The models then were tested by predicting the asset wealth in places where survey data was available, but had not been used in training.  They performed well and were able to account for about 70% of the variation between different regions seen in survey data they hadn't been trained on. Discrepancies between survey estimates conducted by different organizations were also of a similar order of magnitude to differences in their predictions. "We believe that there is noise in the ground truth data, just because of the way it's collected, so we actually think that we are fairly close to what can be done," says Ermon.

Interpretability is an issue, though. Since CNNs learn on their own, Ermon and his colleagues are not exactly certain which features their models were learning to recognize. Using visualization techniques, they were able to get some clues, which suggest they were picking out meaningful features related to asset wealth such as urban areas, farmland, and desert. In follow-up work, however, the team used a more transparent approach where CNNs were trained to recognize relevant objects in an image, such as buildings and vehicles, to assess poverty in Uganda.

Jonathan Hersh, assistant professor of economics and management science at the Chapman University Argyros School of Business in Orange County, CA, who was involved in similar work to determine economic well-being in Sri Lanka, thinks using interpretable models is a good approach partly because it helps with model trust. "Performance should be higher with non-interpretable features, however in many examples there doesn't appear to be a clear diminution of performance from using interpretable features," he says.

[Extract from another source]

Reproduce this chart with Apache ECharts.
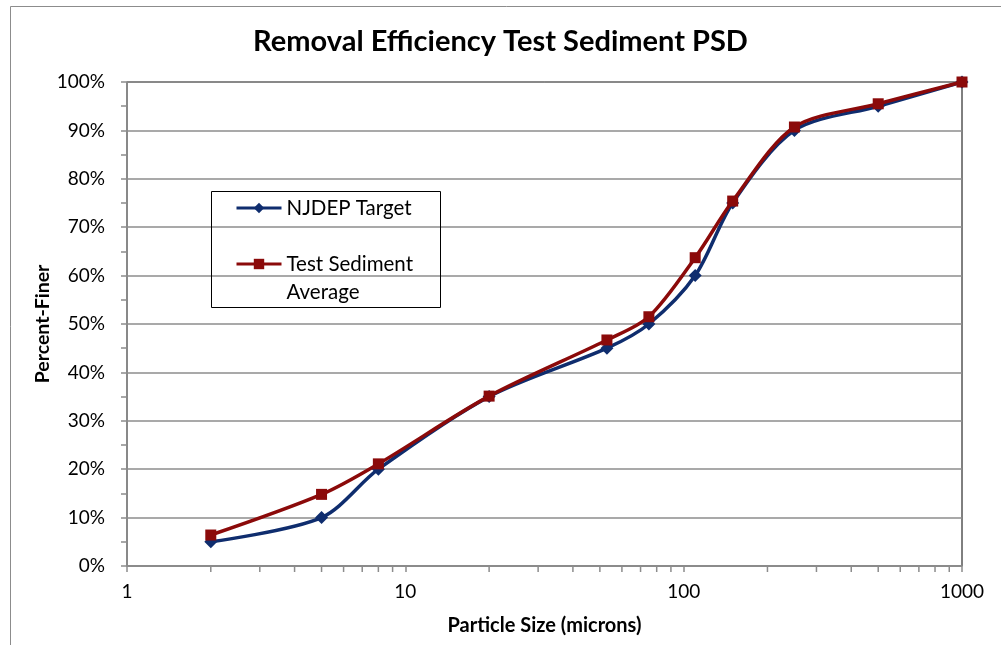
<!DOCTYPE html>
<html>
<head>
<meta charset="utf-8">
<script src="https://cdn.jsdelivr.net/npm/echarts@6/dist/echarts.min.js"></script>
<style>
  html, body { margin: 0; padding: 0; background: #fff; }
  #chart { width: 1001px; height: 645px; }
</style>
</head>
<body>
<div id="chart"></div>
<script>
// Particle sizes (microns) and cumulative percent finer
const particleSizes = [2, 5, 8, 20, 53, 75, 110, 150, 250, 500, 1000];
const njdepTarget = [5, 10, 20, 35, 45, 50, 60, 75, 90, 95, 100];
const testSedimentAvg = [6.4, 14.8, 21.1, 35.1, 46.7, 51.5, 63.7, 75.4, 90.7, 95.5, 100];
// Minor tick positions on the logarithmic size axis
const xMinorTicks = [2, 3, 4, 5, 6, 7, 8, 9, 20, 30, 40, 50, 60, 70, 80, 90, 200, 300, 400, 500, 600, 700, 800, 900];

const FONT = 'Lato, "Open Sans", sans-serif';
const pair = (xs, ys) => xs.map((x, i) => [x, ys[i]]);

const chart = echarts.init(document.getElementById('chart'), null, { renderer: 'canvas' });

chart.setOption({
  backgroundColor: '#fff',
  animation: false,
  textStyle: { fontFamily: FONT },
  title: {
    text: 'Removal Efficiency Test Sediment PSD',
    left: 'center',
    top: 27,
    padding: [0, 0, 0, 23],
    textStyle: { fontFamily: FONT, fontSize: 29, fontWeight: 'bold', color: '#000' }
  },
  grid: {
    left: 127, right: 39, top: 82, bottom: 79,
    show: true, borderColor: '#000', borderWidth: 1, backgroundColor: 'transparent'
  },
  legend: {
    left: 211, top: 194,
    orient: 'vertical',
    itemWidth: 45, itemHeight: 13,
    itemGap: 0,
    padding: [0, 0, 0, 24],
    lineStyle: { width: 3 },
    textStyle: { fontFamily: FONT, fontSize: 20.5, color: '#000', lineHeight: 28 },
    formatter: name => name === 'Test Sediment Average' ? ' \nTest Sediment\nAverage' : name,
    data: ['NJDEP Target', 'Test Sediment Average']
  },
  graphic: [
    { type: 'rect', shape: { x: 10.5, y: 6.5, width: 1100, height: 700 },
      style: { fill: 'none', stroke: '#8c8c8c', lineWidth: 1 }, silent: true, z: 0 },
    { type: 'rect', shape: { x: 211.5, y: 191.5, width: 229, height: 116 },
      style: { fill: 'none', stroke: '#000', lineWidth: 1 }, silent: true, z: 10 }
  ],
  xAxis: {
    type: 'log',
    logBase: 10,
    min: 1, max: 1000,
    name: 'Particle Size (microns)',
    nameLocation: 'middle',
    nameGap: 50,
    nameMoveOverlap: false,
    nameTextStyle: { fontFamily: FONT, fontSize: 20, fontWeight: 'bold', color: '#000' },
    axisLine: { show: true, lineStyle: { color: '#8c8c8c', width: 1.5 } },
    axisTick: { show: true, length: 6, lineStyle: { color: '#8c8c8c', width: 1.5 } },
    minorTick: { show: false },
    splitLine: { show: false },
    axisLabel: { fontFamily: FONT, fontSize: 19, color: '#000', margin: 16, formatter: v => String(v) }
  },
  yAxis: {
    type: 'value',
    min: 0, max: 100, interval: 10,
    name: 'Percent-Finer',
    nameLocation: 'middle',
    nameRotate: 90,
    nameGap: 74,
    nameMoveOverlap: false,
    nameTextStyle: { fontFamily: FONT, fontSize: 19.5, fontWeight: 'bold', color: '#000' },
    axisLine: { show: true, lineStyle: { color: '#8c8c8c', width: 1.5 } },
    axisTick: { show: true, length: 6, lineStyle: { color: '#8c8c8c', width: 1.5 } },
    minorTick: { show: true, splitNumber: 2, length: 6, lineStyle: { color: '#8c8c8c', width: 1.5 } },
    splitLine: { show: true, lineStyle: { color: '#8c8c8c', width: 1.5 } },
    axisLabel: { fontFamily: FONT, fontSize: 19, color: '#000', margin: 22, formatter: '{value}%' }
  },
  series: [
    {
      name: 'NJDEP Target',
      type: 'line',
      data: pair(particleSizes, njdepTarget),
      smooth: 0.3,
      symbol: 'diamond',
      symbolSize: 13,
      color: '#0f2d6e',
      lineStyle: { width: 3.5, color: '#0f2d6e' },
      itemStyle: { color: '#0f2d6e' },
      z: 3
    },
    {
      name: 'Test Sediment Average',
      type: 'line',
      data: pair(particleSizes, testSedimentAvg),
      smooth: 0.3,
      symbol: 'rect',
      symbolSize: 11,
      color: '#8b0a0a',
      lineStyle: { width: 3.5, color: '#8b0a0a' },
      itemStyle: { color: '#8b0a0a' },
      z: 4
    },
    {
      // minor tick marks for the log axis, positioned through the axis scale
      name: 'minorTicks',
      type: 'custom',
      silent: true,
      clip: false,
      data: xMinorTicks.map(v => [v, 0]),
      renderItem: (params, api) => {
        const p = api.coord([api.value(0), 0]);
        return {
          type: 'line',
          shape: { x1: p[0], y1: p[1], x2: p[0], y2: p[1] + 6 },
          style: { stroke: '#8c8c8c', lineWidth: 1.5 }
        };
      },
      z: 1
    }
  ]
});
</script>
</body>
</html>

Ermon thinks his team's models could be improved by using higher-resolution satellite images, in which more details of a location can be seen. However, these images are not publicly available, could be expensive to acquire and also could require more computational resources to analyze.

Hersh also thinks there are additional risks when moving away from open data. "Once the data pipeline is established the imagery provider has pricing power to increase the cost of imagery," he says. "Their pricing power is decreased with an outside option that works well (as is the case with freely-available imagery)."

Using additional sources of data is another avenue to pursue. Crowdsourced images collected on the ground from GoPro cameras, for example, could be incorporated with information from satellite images to improve accuracy. "There's a lot of information there that you can't see from space," says Ermon.

Thanks to interest from a wide range of organizations, Ermon and his colleagues launched a start-up a few years ago that is applying their algorithms to inform a wider range of societal issues. Called Atlas AI, the company has been involved in projects such as using satellite imagery for estimating crop areas and yields in Malawi and Ethiopia, and maize yields in Kenya during the Covid-19 pandemic. "There are all kinds of things you can do with this technology," says Ermon. "We're pretty excited about the response that we got in the market."

Sandrine Ceurstemont is a freelance science writer based in London, U.K.